• Given request: Exclude the pictures, then repeat the remaining data exactly.

◇ ◇ ◇ ◇ ◇ ◇ ◇

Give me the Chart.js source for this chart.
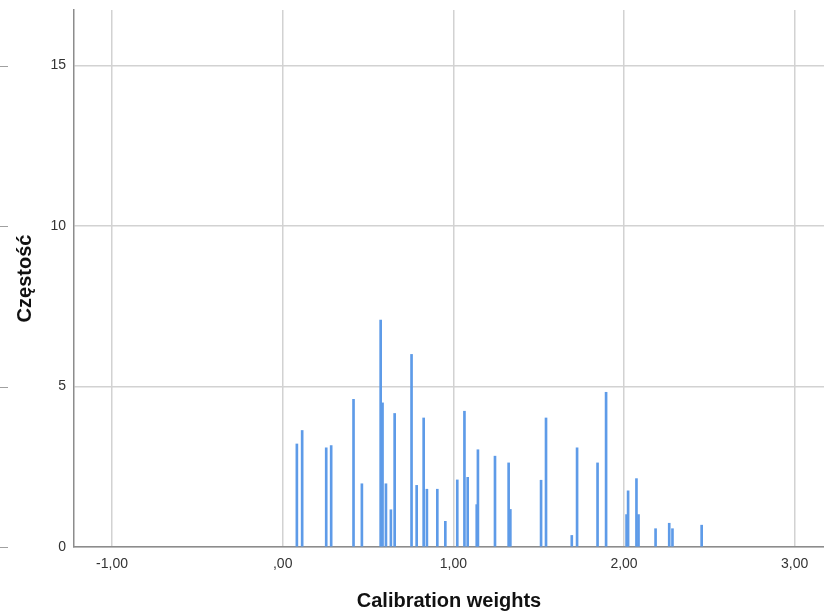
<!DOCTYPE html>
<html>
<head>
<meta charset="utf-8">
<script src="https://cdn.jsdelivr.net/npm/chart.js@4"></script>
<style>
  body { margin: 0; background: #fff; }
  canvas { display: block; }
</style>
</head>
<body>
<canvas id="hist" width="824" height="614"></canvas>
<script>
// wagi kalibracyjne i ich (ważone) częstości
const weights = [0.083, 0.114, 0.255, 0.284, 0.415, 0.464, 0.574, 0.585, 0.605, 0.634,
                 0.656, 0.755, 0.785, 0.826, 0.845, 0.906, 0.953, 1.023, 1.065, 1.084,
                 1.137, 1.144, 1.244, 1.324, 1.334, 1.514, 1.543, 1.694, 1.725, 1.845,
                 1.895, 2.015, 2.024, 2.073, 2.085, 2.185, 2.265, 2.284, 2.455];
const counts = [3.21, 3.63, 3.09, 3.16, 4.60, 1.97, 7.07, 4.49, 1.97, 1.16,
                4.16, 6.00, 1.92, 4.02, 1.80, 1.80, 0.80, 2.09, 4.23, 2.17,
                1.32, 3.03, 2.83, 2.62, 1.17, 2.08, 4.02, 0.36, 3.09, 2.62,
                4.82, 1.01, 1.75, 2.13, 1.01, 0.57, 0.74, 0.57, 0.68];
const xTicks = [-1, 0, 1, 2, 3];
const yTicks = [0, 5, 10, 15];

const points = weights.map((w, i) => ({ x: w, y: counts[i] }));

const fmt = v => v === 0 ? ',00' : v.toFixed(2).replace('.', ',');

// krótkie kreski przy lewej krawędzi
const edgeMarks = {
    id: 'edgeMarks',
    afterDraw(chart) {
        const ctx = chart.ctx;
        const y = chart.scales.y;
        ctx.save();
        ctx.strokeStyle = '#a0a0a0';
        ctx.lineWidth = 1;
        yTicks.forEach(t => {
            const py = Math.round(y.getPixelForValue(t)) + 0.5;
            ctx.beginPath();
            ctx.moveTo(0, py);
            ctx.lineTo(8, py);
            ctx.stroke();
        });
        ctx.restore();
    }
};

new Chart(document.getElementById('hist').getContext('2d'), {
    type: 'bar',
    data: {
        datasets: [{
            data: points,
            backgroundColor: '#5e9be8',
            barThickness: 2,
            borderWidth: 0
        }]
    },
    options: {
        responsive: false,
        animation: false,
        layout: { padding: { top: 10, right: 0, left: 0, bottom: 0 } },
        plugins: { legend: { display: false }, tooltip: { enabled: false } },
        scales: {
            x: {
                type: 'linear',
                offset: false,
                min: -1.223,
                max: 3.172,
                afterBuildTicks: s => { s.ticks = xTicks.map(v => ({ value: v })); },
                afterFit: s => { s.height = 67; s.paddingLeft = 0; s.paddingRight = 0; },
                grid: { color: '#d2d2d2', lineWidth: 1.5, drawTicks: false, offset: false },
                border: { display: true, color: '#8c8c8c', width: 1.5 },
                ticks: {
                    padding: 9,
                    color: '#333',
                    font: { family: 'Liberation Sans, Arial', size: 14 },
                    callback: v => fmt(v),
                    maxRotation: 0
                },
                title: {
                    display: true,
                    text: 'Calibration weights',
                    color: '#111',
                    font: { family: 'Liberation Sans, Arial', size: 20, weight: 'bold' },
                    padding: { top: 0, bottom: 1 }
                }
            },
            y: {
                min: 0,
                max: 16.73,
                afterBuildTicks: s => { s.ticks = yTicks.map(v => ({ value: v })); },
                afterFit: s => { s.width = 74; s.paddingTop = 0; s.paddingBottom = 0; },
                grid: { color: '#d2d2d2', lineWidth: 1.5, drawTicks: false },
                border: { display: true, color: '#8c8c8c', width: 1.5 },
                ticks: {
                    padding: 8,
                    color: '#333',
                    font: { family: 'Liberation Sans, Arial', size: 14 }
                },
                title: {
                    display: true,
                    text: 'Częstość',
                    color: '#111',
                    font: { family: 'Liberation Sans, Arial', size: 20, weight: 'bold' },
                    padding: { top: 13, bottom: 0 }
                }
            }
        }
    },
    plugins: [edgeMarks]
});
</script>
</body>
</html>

◇ ◇ ◇ ◇ ◇ ◇ ◇

• Written answer:
Give me the Chart.js source for this chart.
<!DOCTYPE html>
<html>
<head>
<meta charset="utf-8">
<script src="https://cdn.jsdelivr.net/npm/chart.js@4"></script>
<style>
  body { margin: 0; background: #fff; }
  canvas { display: block; }
</style>
</head>
<body>
<canvas id="hist" width="824" height="614"></canvas>
<script>
// wagi kalibracyjne i ich (ważone) częstości
const weights = [0.083, 0.114, 0.255, 0.284, 0.415, 0.464, 0.574, 0.585, 0.605, 0.634,
                 0.656, 0.755, 0.785, 0.826, 0.845, 0.906, 0.953, 1.023, 1.065, 1.084,
                 1.137, 1.144, 1.244, 1.324, 1.334, 1.514, 1.543, 1.694, 1.725, 1.845,
                 1.895, 2.015, 2.024, 2.073, 2.085, 2.185, 2.265, 2.284, 2.455];
const counts = [3.21, 3.63, 3.09, 3.16, 4.60, 1.97, 7.07, 4.49, 1.97, 1.16,
                4.16, 6.00, 1.92, 4.02, 1.80, 1.80, 0.80, 2.09, 4.23, 2.17,
                1.32, 3.03, 2.83, 2.62, 1.17, 2.08, 4.02, 0.36, 3.09, 2.62,
                4.82, 1.01, 1.75, 2.13, 1.01, 0.57, 0.74, 0.57, 0.68];
const xTicks = [-1, 0, 1, 2, 3];
const yTicks = [0, 5, 10, 15];

const points = weights.map((w, i) => ({ x: w, y: counts[i] }));

const fmt = v => v === 0 ? ',00' : v.toFixed(2).replace('.', ',');

// krótkie kreski przy lewej krawędzi
const edgeMarks = {
    id: 'edgeMarks',
    afterDraw(chart) {
        const ctx = chart.ctx;
        const y = chart.scales.y;
        ctx.save();
        ctx.strokeStyle = '#a0a0a0';
        ctx.lineWidth = 1;
        yTicks.forEach(t => {
            const py = Math.round(y.getPixelForValue(t)) + 0.5;
            ctx.beginPath();
            ctx.moveTo(0, py);
            ctx.lineTo(8, py);
            ctx.stroke();
        });
        ctx.restore();
    }
};

new Chart(document.getElementById('hist').getContext('2d'), {
    type: 'bar',
    data: {
        datasets: [{
            data: points,
            backgroundColor: '#5e9be8',
            barThickness: 2,
            borderWidth: 0
        }]
    },
    options: {
        responsive: false,
        animation: false,
        layout: { padding: { top: 10, right: 0, left: 0, bottom: 0 } },
        plugins: { legend: { display: false }, tooltip: { enabled: false } },
        scales: {
            x: {
                type: 'linear',
                offset: false,
                min: -1.223,
                max: 3.172,
                afterBuildTicks: s => { s.ticks = xTicks.map(v => ({ value: v })); },
                afterFit: s => { s.height = 67; s.paddingLeft = 0; s.paddingRight = 0; },
                grid: { color: '#d2d2d2', lineWidth: 1.5, drawTicks: false, offset: false },
                border: { display: true, color: '#8c8c8c', width: 1.5 },
                ticks: {
                    padding: 9,
                    color: '#333',
                    font: { family: 'Liberation Sans, Arial', size: 14 },
                    callback: v => fmt(v),
                    maxRotation: 0
                },
                title: {
                    display: true,
                    text: 'Calibration weights',
                    color: '#111',
                    font: { family: 'Liberation Sans, Arial', size: 20, weight: 'bold' },
                    padding: { top: 0, bottom: 1 }
                }
            },
            y: {
                min: 0,
                max: 16.73,
                afterBuildTicks: s => { s.ticks = yTicks.map(v => ({ value: v })); },
                afterFit: s => { s.width = 74; s.paddingTop = 0; s.paddingBottom = 0; },
                grid: { color: '#d2d2d2', lineWidth: 1.5, drawTicks: false },
                border: { display: true, color: '#8c8c8c', width: 1.5 },
                ticks: {
                    padding: 8,
                    color: '#333',
                    font: { family: 'Liberation Sans, Arial', size: 14 }
                },
                title: {
                    display: true,
                    text: 'Częstość',
                    color: '#111',
                    font: { family: 'Liberation Sans, Arial', size: 20, weight: 'bold' },
                    padding: { top: 13, bottom: 0 }
                }
            }
        }
    },
    plugins: [edgeMarks]
});
</script>
</body>
</html>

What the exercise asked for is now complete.